Nissaco: Up until four years ago I was working in a walk-in shop where I had a boss and colleagues so I felt more pressure like it was my job. But since I started working in my own studio I have more freedom to create and make decisions, so it’s definitely more like a hobby.

When you look at a tattoo, what do you notice first?
Gakkin: Originality, and if there are any ideas that the tattoo artist is challenging.

Nissaco: I don’t only look at tattoos as drawings - I think it’s more important how the artist works with the shape of the body and its parts.
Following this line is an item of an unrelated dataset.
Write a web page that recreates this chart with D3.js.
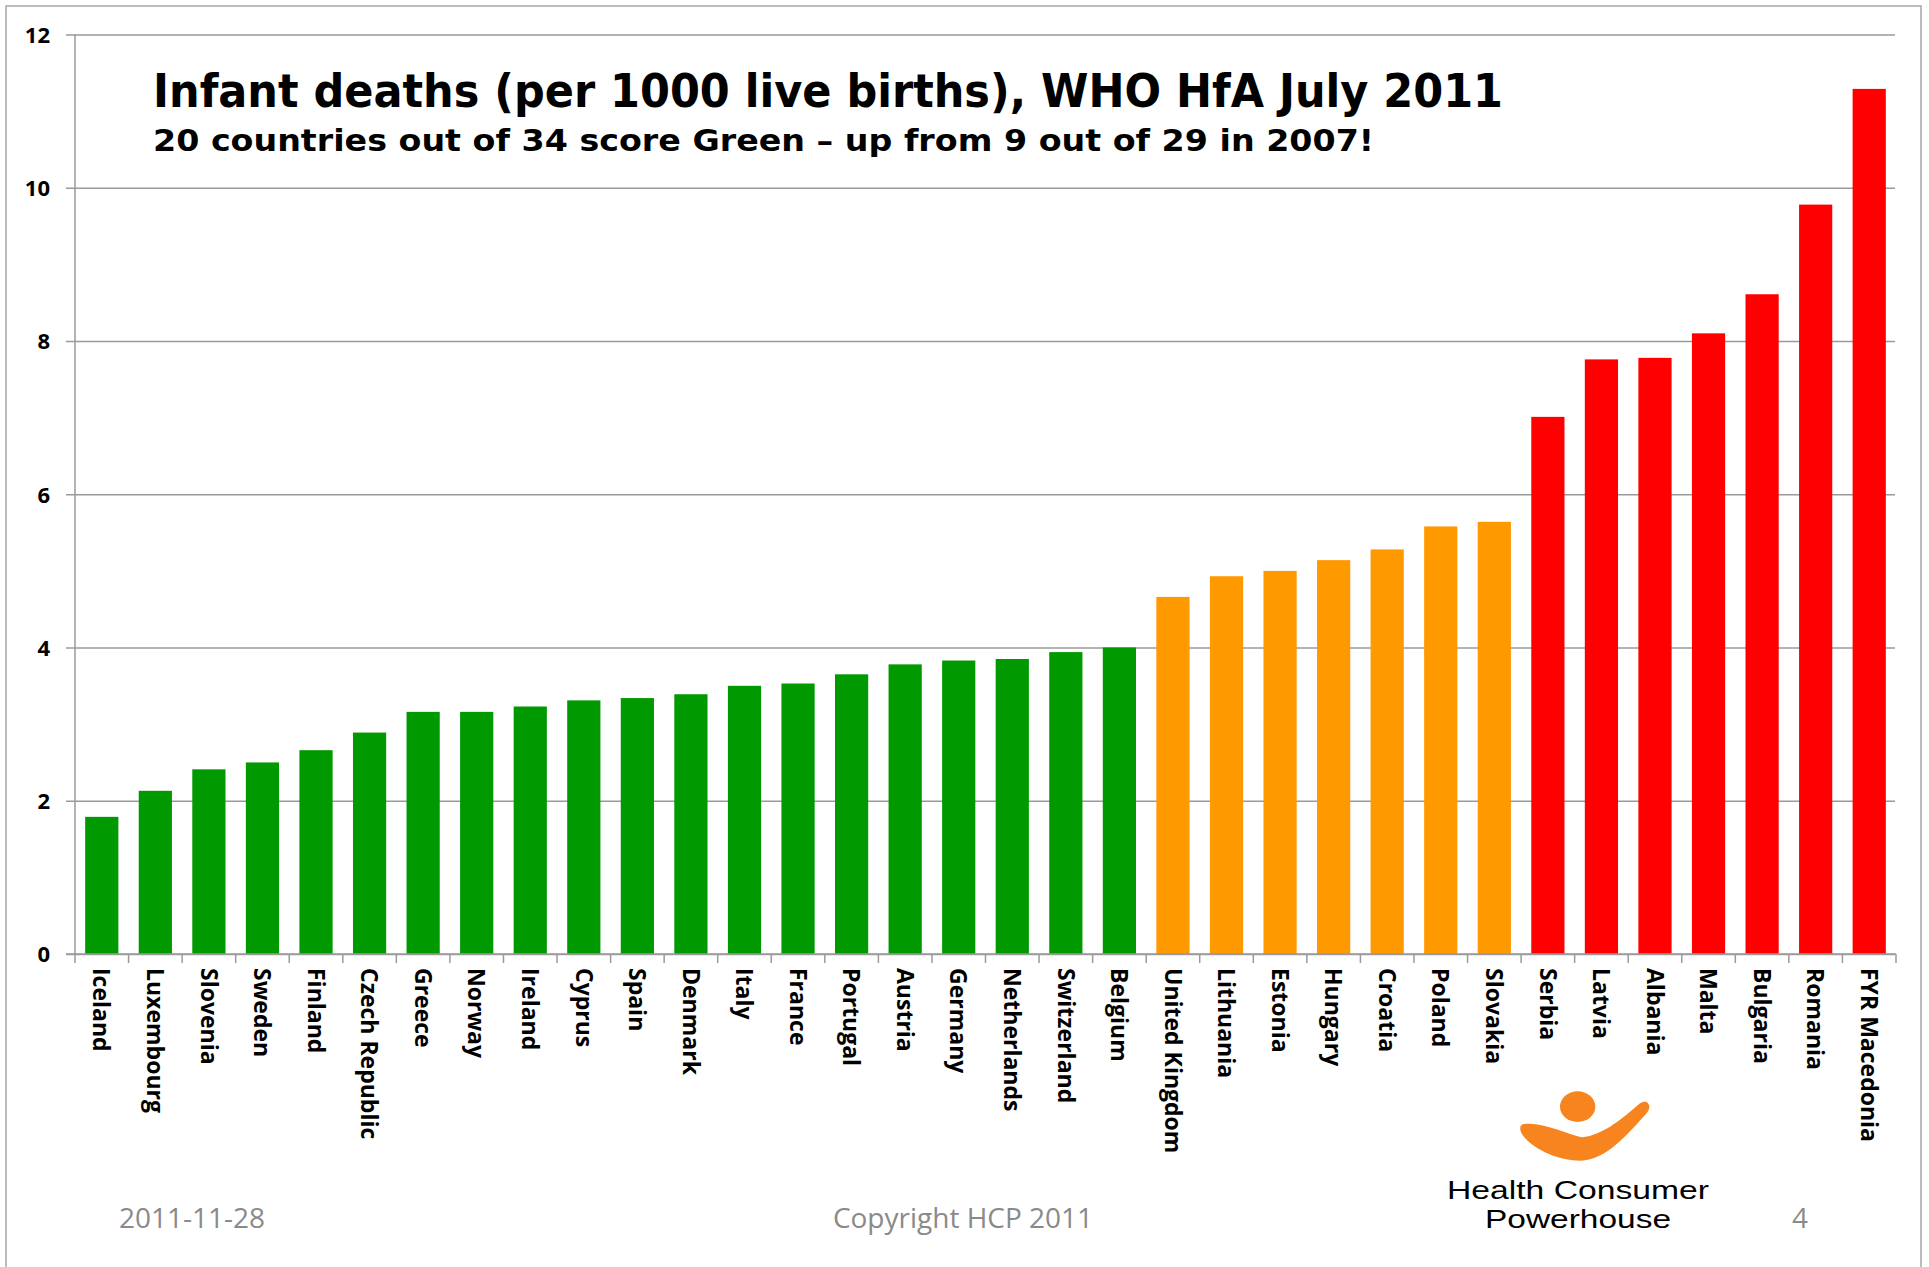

What catches my eye is also the coloring and cleanness of the lines.

Is there a favorite tattoo that you have on you own body?
Gakkin: I have five or six tattoos by my daughter [Noko is 9 years old and apprenticing under her father] and all of them are my favorites.

Nissaco: Around the time we just met and Gakkin had his debut as a professional tattoo artist, he tattooed my left arm, and that was very memorable for me.

With more young people today exposed to tattoos, what do you think is the future of tattooing?
Gakkin: It will be increasingly popular everywhere, but I’m unsure about Japan.

Nissaco: As I’m based in Japan, I was pretty surprised by how accepted and widespread it is when I went overseas. But I think for us it is destined to remain as a significant part of underground culture.

This interview was translated from Japanese and has been edited for clarity.